07/05/2013 3:42PM

Ellis Park: McMahon recovering from seizure

Alexander Barkoff
Jockey C.J. McMahon fell off a table and struck his head during an apparent seizure Thursday at Ellis Park.

Jockey C.J. McMahon was in satisfactory health Friday after suffering a frightening seizure the previous afternoon at Ellis Park in western Kentucky, according to his agent, Nelson Arroyo.

McMahon, 18, was taken by ambulance to a local hospital after he fell from a table on which he was sitting. According to Billy Pettingill, the Ellis paddock judge who was an eyewitness to the incident, McMahon’s eyes suddenly rolled back in his head and he toppled over onto the ground, striking his head. The resulting commotion of emergency personnel arriving at the scene led to a slight delay between races.

Minutes before, McMahon had ridden Bail Bondsman to a runner-up finish in the first race of the 29-day meet. Arroyo said Sandra McMahon, the jockey’s mother, informed him that doctors in the local area found McMahon to be fine and that he was going to undergo further evaluation Friday in Louisville with his own private physician.

Arroyo said McMahon had been feeling weak prior to the incident and that the jockey takes medication for hyperactivity.

McMahon, a native of Louisiana, has been having a rough time since early April, when he left his home circuit for the first time. He has won with just 1 of 46 mounts in Kentucky but has been looking forward to the Ellis meet, where he was hoping for better opportunities.

In an odd twist to the story, Bail Bondsman also required an ambulance after the race. The 4-year-old Bail Bondsman, trained by Chuck Hamilton, suffered a heat stroke but was rehydrated afterward with electrolytes and also pronounced fine Friday morning.

Opening day rolls, but doesn’t rock

Opening day at Ellis on Thursday was not a rocky one – unless you count the tough time some horseplayers may have had.

Winners on the nine-race included three favorites, including a 1-5 shot, and four longshots at odds of 20-1, 40-1, 13-1, and 19-1.

Otherwise, the problem that had loomed for the last couple of weeks – an excessive number of rocks in the main racing surface – was not in evidence in the five races that were run on dirt.

“Everyone seemed to be pretty pleased with the surface,” said jockey Brian Hernandez Jr. “We talked with the stewards after the races and they said management was going to be keeping up on it all meet long. So that’s good.”

Ellis racing secretary Dan Bork said that Glenn Thompson, the track superintendent, has been working long hours to ensure the safety of horses and riders. The issue arose with new material brought in for the resurfacing of the track weeks ago.

Not exactly old-timers’ day

Opening day wasn’t very kind to a couple of old-timers looking for last hurrahs.

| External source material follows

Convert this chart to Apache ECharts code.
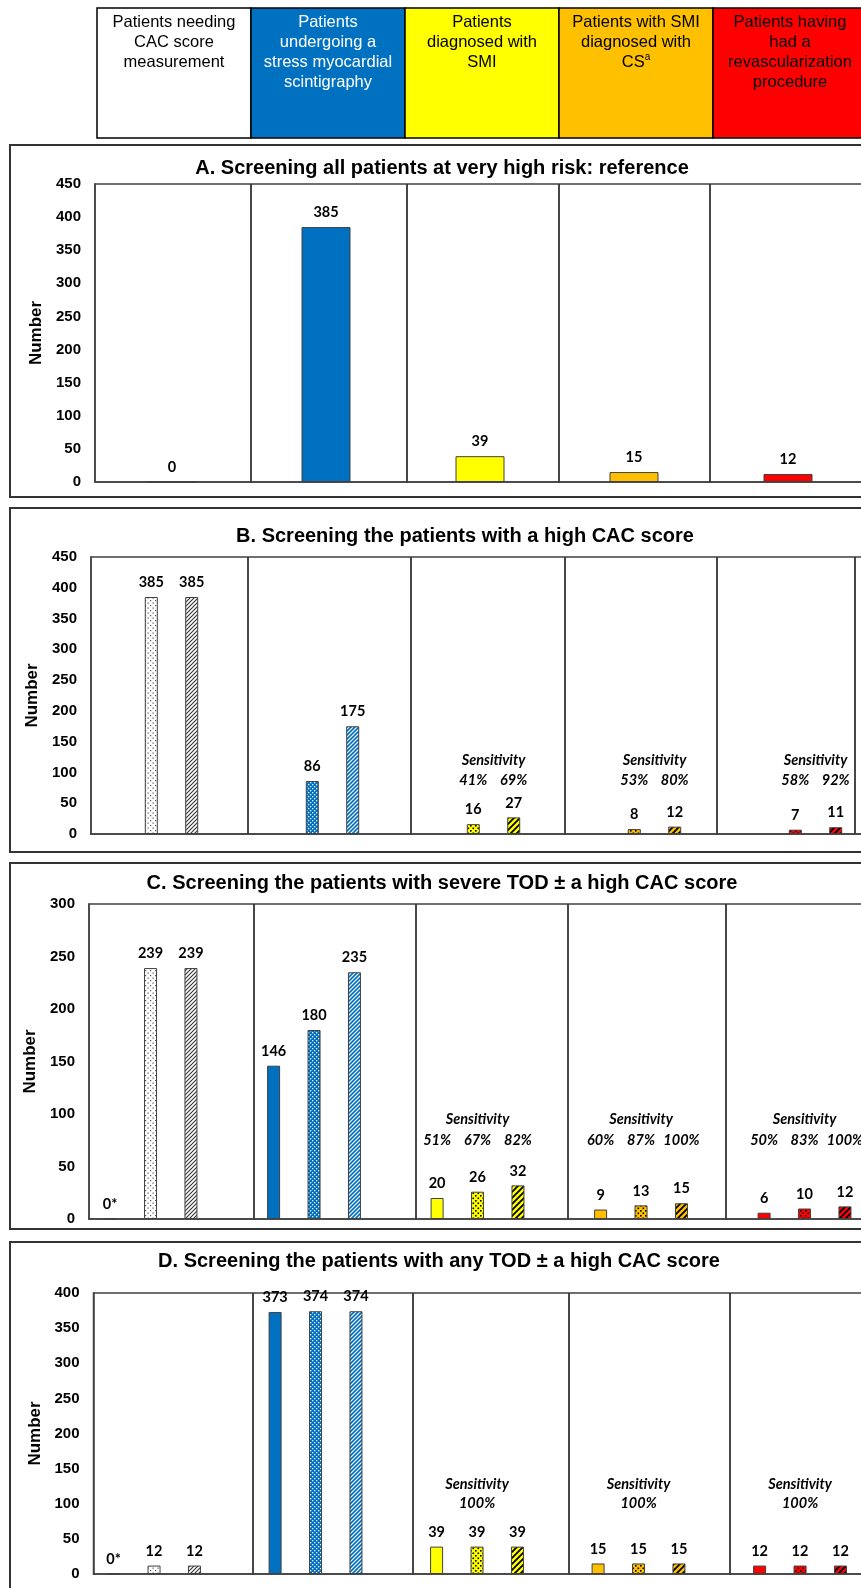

Jockey R.A. Jones finished last of 11 in the third race aboard a first-time starter named Morato Cat, a 53-1 shot who trailed from the start. Jones, 70, has ridden since 1959, albeit very sparingly in recent years, with his most recent victory coming in 2004.

Later Thursday, Texas Gold Digger, a 12-year-old mare, finished ninth at 14-1 odds in the seventh race, a $4,000 claiming sprint. Texas Gold Digger, owned and trained by Robert D. Winstead, has won 19 of her 85 starts.

◗ The only allowance on a nine-race Sunday card at Ellis serves as the nominal feature. It’s a first-level turf sprint that drew 13 and is carded as race 7. The purse is $31,500, although $13,500 of that sum is restricted to horses eligible to the Kentucky Thoroughbred Development Fund. After Sunday, Ellis goes dark for four days before racing resumes Friday.